Yeah, well we’ll see what turns out – we’re just going to get together and do a bit of mucking around... maybe with some steel drums or something! I think it’s all going to be an adventure and just something kind of fun for us to do. With all the touring, you sometimes lose the use of whatever muscle it is you use to make music – it’s good to keep that ticking over.
Speaking of which, have you started work on the follow up to Pala yet? There’s a rumour doing the rounds that it's due for release in 2012 and is called ‘Autoskying’...
Well we’re working on a bit of new music today but we’re not thinking about it in terms of an album yet – we’re just having a bit of fun in the studio, really. 'Autoskying'?! (Laughs) That’s definitely not true. I’ll look out for that rumour!
Is there anyone you’d like to collaborate with on the next album?
Well, we were trying to get something going towards the end of the last record with Andrew Weatherall but, sadly, there weren’t enough free hours in the day to complete it. Hopefully we’ll have some time to finish it, maybe in January.
Pala got some amazing reviews. How nervous were you preceding its release and how important is critical reception to you?
It’s like a big jump off a cliff, releasing an album: you can have as much confidence as you like but you don’t really know how it’s going to be received. It’s almost like it’s your first album really, because your debut is the culmination of all songs that you’ve ever done and then the second one is the first one you have to write as an “album”. You’ve got to trust your instincts and trust what you’ve done over the last year or so of recording. Nothing’s ever set in stone and obviously you want the very best for it.
Second albums are known as being notoriously difficult to write – did you find that to be true?
With any record, you’re very lucky if you’re riding high on inspiration the whole time that you’re making it. Most of it was enjoyable but it’s always hard work honing it and, with being your own critic, it’s easy to get your mind tangled up in it. But having Paul Epworth producing gave us a great overview on the whole thing: he could take a step back from worrying about the intricacies of it and see the whole picture of a song [and was] able to listen to it with a songwriter’s, a producer’s and a listener’s ears. And it’s the latter that's the most important.
And what were your main creative influences behind the record?

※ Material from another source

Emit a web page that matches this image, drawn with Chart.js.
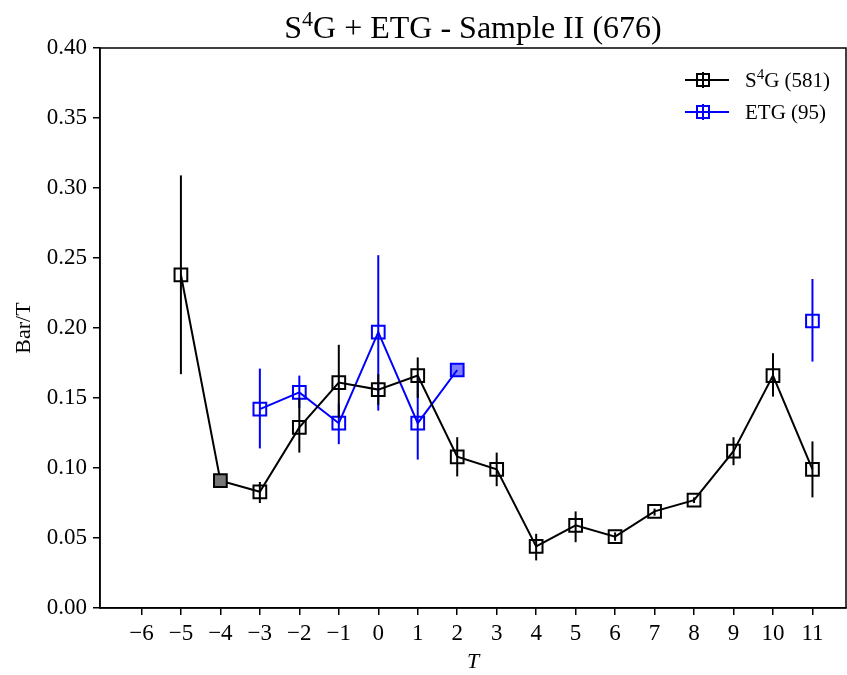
<!DOCTYPE html>
<html>
<head>
<meta charset="utf-8">
<script src="https://cdn.jsdelivr.net/npm/chart.js@4.4.0/dist/chart.umd.min.js"></script>
<style>
  html, body { margin: 0; padding: 0; background: #fff; }
  canvas { display: block; }
</style>
</head>
<body>
<canvas id="c" width="847" height="675"></canvas>
<script>
// ===============================
// DATA
// ===============================
const T = [-5, -4, -3, -2, -1, 0, 1, 2, 3, 4, 5, 6, 7, 8, 9, 10, 11];

const s4gBar = [0.238, 0.091, 0.083, 0.129, 0.161, 0.156, 0.166, 0.108, 0.099, 0.044, 0.059, 0.051, 0.069, 0.077, 0.112, 0.166, 0.099];
const s4gLo  = [0.167, 0.091, 0.075, 0.111, 0.136, 0.145, 0.150, 0.094, 0.087, 0.034, 0.047, 0.048, 0.066, 0.075, 0.102, 0.151, 0.079];
const s4gHi  = [0.309, 0.091, 0.090, 0.150, 0.188, 0.167, 0.179, 0.122, 0.111, 0.053, 0.069, 0.054, 0.071, 0.079, 0.122, 0.182, 0.119];

const etgBar = [null, null, 0.142, 0.154, 0.132, 0.197, 0.132, 0.170, null, null, null, null, null, null, null, null, 0.205];
const etgLo  = [null, null, 0.114, 0.143, 0.117, 0.141, 0.106, 0.170, null, null, null, null, null, null, null, null, 0.176];
const etgHi  = [null, null, 0.171, 0.166, 0.146, 0.252, 0.165, 0.170, null, null, null, null, null, null, null, null, 0.235];

const xTicks = [-6, -5, -4, -3, -2, -1, 0, 1, 2, 3, 4, 5, 6, 7, 8, 9, 10, 11];
const yTicks = [0, 0.05, 0.10, 0.15, 0.20, 0.25, 0.30, 0.35, 0.40];

const seriesNames = ["S4G (581)", "ETG (95)"];
const errLo = [s4gLo, etgLo];
const errHi = [s4gHi, etgHi];

const FONT = "'Liberation Serif', 'DejaVu Serif', serif";

// ===============================
// PLUGINS
// ===============================
const errorBars = {
  id: "errorBars",
  beforeDatasetDraw(chart, args) {
    const ds = chart.data.datasets[args.index];
    const xs = chart.scales.x, ys = chart.scales.y;
    const ctx = chart.ctx;
    ctx.save();
    ctx.strokeStyle = ds.borderColor;
    ctx.lineWidth = 2;
    T.forEach((t, i) => {
      const lo = errLo[args.index][i], hi = errHi[args.index][i];
      if (lo == null || hi == null || lo === hi) return;
      const px = xs.getPixelForValue(t);
      ctx.beginPath();
      ctx.moveTo(px, ys.getPixelForValue(lo));
      ctx.lineTo(px, ys.getPixelForValue(hi));
      ctx.stroke();
    });
    ctx.restore();
  }
};

function drawSup(ctx, x, y, base, sup, rest, size) {
  // base + superscript + rest, left aligned at x
  ctx.font = size + "px " + FONT;
  ctx.fillText(base, x, y);
  x += ctx.measureText(base).width;
  ctx.font = Math.round(size * 0.7) + "px " + FONT;
  ctx.fillText(sup, x, y - size * 0.38);
  x += ctx.measureText(sup).width;
  ctx.font = size + "px " + FONT;
  ctx.fillText(rest, x, y);
}

function supWidth(ctx, base, sup, rest, size) {
  ctx.font = size + "px " + FONT;
  let w = ctx.measureText(base).width + ctx.measureText(rest).width;
  ctx.font = Math.round(size * 0.7) + "px " + FONT;
  return w + ctx.measureText(sup).width;
}

const decorations = {
  id: "decorations",
  afterDraw(chart) {
    const ctx = chart.ctx;
    const a = chart.chartArea;
    ctx.save();

    // frame
    ctx.strokeStyle = "#000";
    ctx.lineWidth = 1.5;
    ctx.strokeRect(a.left, a.top, a.right - a.left, a.bottom - a.top);

    ctx.fillStyle = "#000";
    ctx.textBaseline = "alphabetic";

    // title
    const tsize = 32;
    const tw = supWidth(ctx, "S", "4", "G + ETG - Sample II (676)", tsize);
    drawSup(ctx, (a.left + a.right) / 2 - tw / 2, 38, "S", "4", "G + ETG - Sample II (676)", tsize);

    // axis titles
    ctx.font = "italic 22px " + FONT;
    ctx.textAlign = "center";
    ctx.fillText("T", (a.left + a.right) / 2, 668);
    ctx.save();
    ctx.translate(30, (a.top + a.bottom) / 2);
    ctx.rotate(-Math.PI / 2);
    ctx.font = "22px " + FONT;
    ctx.fillText("Bar/T", 0, 0);
    ctx.restore();

    // legend
    ctx.textAlign = "left";
    const rows = [
      { color: "#000", y: 80, label: ["S", "4", "G (581)"] },
      { color: "#0000ff", y: 112, label: ["ETG (95)", "", ""] }
    ];
    rows.forEach(r => {
      ctx.strokeStyle = r.color;
      ctx.lineWidth = 2;
      ctx.beginPath();
      ctx.moveTo(685, r.y); ctx.lineTo(729, r.y);
      ctx.moveTo(703, r.y - 8); ctx.lineTo(703, r.y + 8);
      ctx.stroke();
      ctx.strokeRect(697, r.y - 6, 12, 12);
      ctx.fillStyle = "#000";
      drawSup(ctx, 745, r.y + 7, r.label[0], r.label[1], r.label[2], 21);
    });
    ctx.restore();
  }
};

// ===============================
// CHART
// ===============================
const pts = arr => T.map((t, i) => ({ x: t, y: arr[i] }));

new Chart(document.getElementById("c"), {
  type: "line",
  data: {
    datasets: [
      {
        label: seriesNames[0],
        data: pts(s4gBar),
        borderColor: "#000",
        borderWidth: 2,
        pointStyle: "rect",
        pointRadius: 9,
        pointBorderWidth: 2,
        pointBorderColor: "#000",
        pointBackgroundColor: ctx => (ctx.dataIndex === 1 ? "#777777" : "rgba(0,0,0,0)"),
        tension: 0,
        spanGaps: false
      },
      {
        label: seriesNames[1],
        data: pts(etgBar),
        borderColor: "#0000ff",
        borderWidth: 2,
        pointStyle: "rect",
        pointRadius: 9,
        pointBorderWidth: 2,
        pointBorderColor: "#0000ff",
        pointBackgroundColor: ctx => (ctx.dataIndex === 7 ? "rgba(0,0,255,0.5)" : "rgba(0,0,0,0)"),
        tension: 0,
        spanGaps: false
      }
    ]
  },
  options: {
    responsive: false,
    animation: false,
    layout: { autoPadding: false, padding: { top: 48, right: 1, left: 0, bottom: 0 } },
    plugins: {
      legend: { display: false },
      title: { display: false },
      tooltip: { enabled: false }
    },
    scales: {
      x: {
        type: "linear",
        min: -7.05,
        max: 11.85,
        afterBuildTicks: s => { s.ticks = xTicks.map(v => ({ value: v })); },
        afterFit: s => { s.height = 67; s.paddingRight = 0; s.paddingLeft = 0; },
        grid: { drawOnChartArea: false, drawTicks: true, tickLength: 7, color: "#000", lineWidth: 1.5 },
        border: { display: true, color: "#000", width: 1.5 },
        ticks: {
          color: "#000",
          font: { family: FONT, size: 23 },
          padding: 5,
          maxRotation: 0,
          autoSkip: false,
          callback: v => String(v).replace("-", "\u2212")
        }
      },
      y: {
        min: 0,
        max: 0.4,
        afterBuildTicks: s => { s.ticks = yTicks.map(v => ({ value: v })); },
        afterFit: s => { s.width = 100; s.paddingTop = 0; s.paddingBottom = 0; },
        grid: { drawOnChartArea: false, drawTicks: true, tickLength: 7, color: "#000", lineWidth: 1.5 },
        border: { display: true, color: "#000", width: 1.5 },
        ticks: {
          color: "#000",
          font: { family: FONT, size: 23 },
          padding: 6,
          callback: v => v.toFixed(2)
        }
      }
    }
  },
  plugins: [errorBars, decorations]
});
</script>
</body>
</html>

We just wanted to make a varied album – as varied as the first record was, where every song had its own environment and its own instrumentation. But I think we wanted to approach things in a different way. Paul Epworth brought an afro-ey influence and I think we’re as people tend to be in the internet age – broad listeners to all kinds of music, be it the 90s pop we grew up with or dance music of all types. We don’t tend to be purists these days.
Essentially, with all these components, we just wanted to create as bright and exciting and summery a record as possible. Last year was dominated by bands like The xx and in many ways that was an influence – we wanted to kick against that kind of gloomy sparseness.
If you had to pick a stand out track from Pala, which would it be?
I guess I’d pick ‘Hurting’ because I think it showcases something slightly new for us – a place that, musically, we haven’t been before. As a song, it flows really beautifully and I think the components are really interesting, being built around a sample. It’s just one that really seems to work together for me.
Ok, if you had to recommend one album released this year, other than your own, what would it be?
Probably the Metronomy album. It’s a shame that PJ Harvey made an album that was arguably as good as theirs, because I think it would have been a great thing for them to win the Mercury Prize. I’m sure your customers have probably heard it anyway, being the astute people that they are! So, it’s a dull answer but there you go!
What’s been the highlight of 2011 so far for you?
I think Glastonbury was a big moment for us. It’s always hard to make everything click at a festival – you’re bundled on and off stage – and it took us all by surprise how good it was. Even the weather cleared up just in time: the stars kind of aligned!
And finally, what ambitions do you still have for the band?
I suppose making a third record that’s better and pushes us to new places musically. With the first two there’s been a similar mood to them and, the way I see it, you can’t do that three times in a row; you’ve got to have a think and say “What’s the next spin we can put on this?” I think that will be an important thing and if we can manage it I’ll be very happy.